In einer E-Mail an die Vertriebsmitarbeiter, die Niederlassungen und das Führungspersonal wurden nicht nur die jüngsten Beiträge aus der PZ mitgeliefert, sondern natürlich auch kommentiert. Hintergrund sind nach PZ-Informationen die kritischen Stimmen aus dem Vertriebslager. Dort staut sich der Unmut gegen die Geschäftspolitik der Celesio an. Zumal immer mehr Apotheken die Geschäftsbeziehungen beenden.
In der E-Mail von Gehe heißt es, es sei nicht anders zu erwarten gewesen, dass die PZ aufmunitioniere. Schließlich handele es sich um die »Prawda« der Apotheker.
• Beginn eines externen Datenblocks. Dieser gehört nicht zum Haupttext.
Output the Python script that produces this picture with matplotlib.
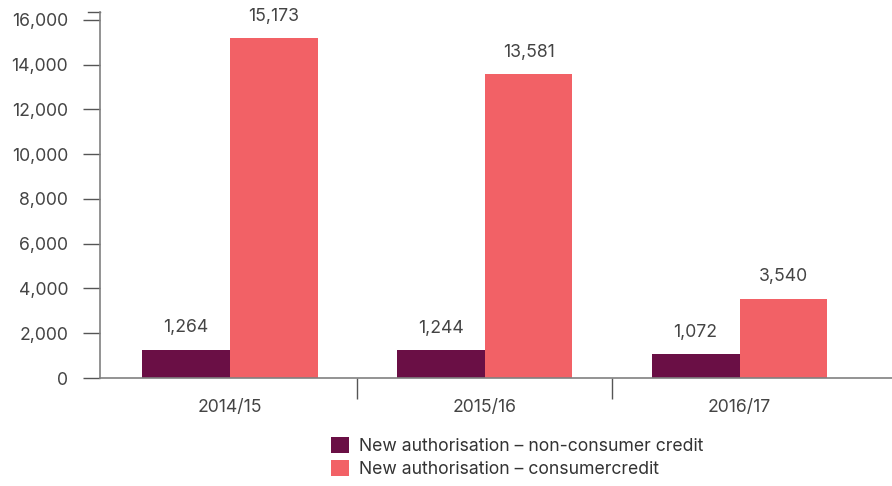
import matplotlib
matplotlib.use("Agg")
import matplotlib.pyplot as plt
from matplotlib.patches import Patch
import numpy as np

plt.rcParams['font.family'] = ['Inter', 'DejaVu Sans']

# 数据
years = ['2014/15', '2015/16', '2016/17']
non_consumer = [1264, 1244, 1072]
consumer = [15173, 13581, 3540]
series_names = ['New authorisation – non-consumer credit',
                'New authorisation – consumercredit']

c_dark = '#6A0F45'
c_coral = '#F26166'
txt = '#444444'
axc = '#808080'
fs = 12.7

fig = plt.figure(figsize=(8.92, 4.86), dpi=100)
ax = fig.add_axes([100 / 892, 1 - 378 / 486, 792 / 892, 366 / 486])

x = np.arange(len(years))
w = 0.345
ax.bar(x - w / 2, non_consumer, w, color=c_dark)
ax.bar(x + w / 2, consumer, w, color=c_coral)

# 数值标签
for xi, v in zip(x - w / 2, non_consumer):
    ax.text(xi, v + 600, f'{v:,}', ha='center', va='bottom', fontsize=fs, color=txt)
for xi, v in zip(x + w / 2, consumer):
    ax.text(xi, v + 600, f'{v:,}', ha='center', va='bottom', fontsize=fs, color=txt)

ax.set_xlim(-0.508, 2.598)
ax.set_ylim(0, 16350)

ax.set_yticks(range(0, 16001, 2000))
ax.set_yticklabels([f'{v:,}' for v in range(0, 16001, 2000)], fontsize=fs, color=txt)
ax.tick_params(axis='y', direction='out', length=12, width=1, color='#555555', pad=11)

# x轴: 分隔刻度 + 类别标签
ax.set_xticks([0.5, 1.5])
ax.set_xticklabels(['', ''])
ax.tick_params(axis='x', which='major', direction='out', length=15, width=1, color='#555555')
ax.set_xticks(x, minor=True)
ax.set_xticklabels(years, minor=True, fontsize=fs, color=txt)
ax.tick_params(axis='x', which='minor', length=0, pad=15)

for s in ['top', 'right']:
    ax.spines[s].set_visible(False)
for s in ['left', 'bottom']:
    ax.spines[s].set_color(axc)
    ax.spines[s].set_linewidth(1.2)

# 顶端短横线
ax.plot([-0.508 - 12 / 255, -0.508], [16350, 16350], color='#555555', lw=1,
        clip_on=False, transform=ax.transData)

handles = [Patch(facecolor=c_dark), Patch(facecolor=c_coral)]
fig.legend(handles, series_names, loc='upper left', bbox_to_anchor=(315 / 892, 1 - 421 / 486),
           frameon=False, fontsize=fs, labelcolor='#333333',
           handlelength=1.0, handleheight=1.0, handletextpad=0.6, labelspacing=0.3)

fig.savefig('out.png', dpi=100)
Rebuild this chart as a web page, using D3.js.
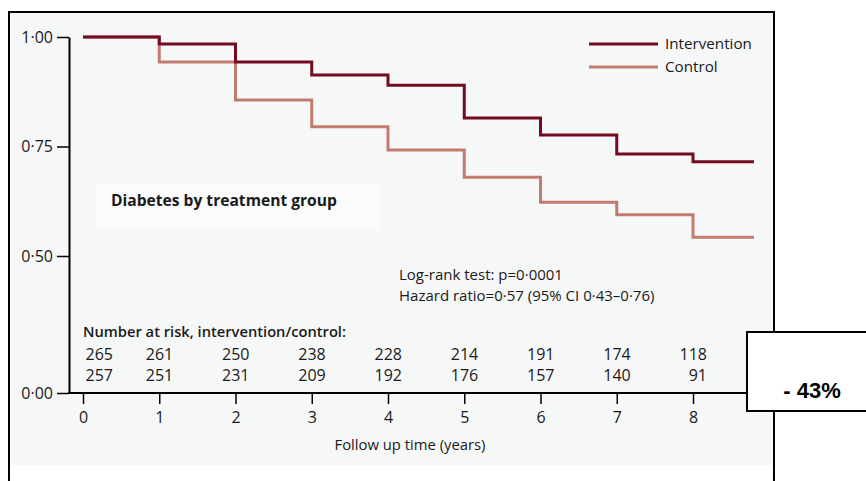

Es werde »jede Gelegenheit genutzt, unsere Argumente zu verdrehen, oder einfach wegzulassen«, beklagt sich der Großhändler bei seinen eigenen (!) Leuten. Weil die Gehe unzufrieden ist mit der Berichterstattung über die Konzernpläne, Franchise- und Kettenmodelle, springt nun der ISA-Verband in die Bresche. Der kleine Club honoriger Top-Gehe-Kunden beschreibt die Ergebnisse einer Gehe-Informationstagung sicherheitshalber aus seiner Sicht - und versendet das dann als Newsletter an die Kunden. Die Gehe-Motivationsmail macht den Mitarbeitern Hoffnung: »Wer viel schießt, dem geht die Munition aus. So wird es auch der PZ gehen.« Deshalb bleibe man bei der bewährten Strategie, »auf unseriöse und tendenziöse Anwürfe nicht zu reagieren und uns nicht provozieren zu lassen«. Man liefere nicht noch selbst die Munition. »Es ist in einer solchen Situation immer der beste Weg, sachlich zu bleiben und die gute Kommunikationslinie fortzusetzen, selbst wenn das manchmal schwer fällt.« Gehe wolle keine Angriffsflächen bieten - so laufe sich dann auch die gegnerische Kommunikation tot. Der Schlusssatz verrät, worum es wirklich bei der E-Mail geht: »Denken Sie daran auch bei Ihren Kundengesprächen.«
Wie sehr die deutsche Gehe mittlerweile unter Druck steht, zeigt auch der Kommunikationsstrang in die Führungsetage. Zur Kenntnis erhielt die Mail auch der Celesio-Vorstandsvorsitzende Dr. Fritz Oesterle. Für ihn ist die Entwicklung der Gehe in Deutschland mindestens ebenso wichtig wie für den Celesio-Großhandelsvorstand Wolfgang Mähr. Der hatte bis in den Herbst vergangenen Jahres die Gehe geführt. Mit auf der Adressatenliste auch Mathias Kleinert. Dieser kümmert sich für Oesterle um die »Außenbeziehungen«. Punktum: Kleinert ist für die Lobbyarbeit im Ländle und in Berlin verantwortlich.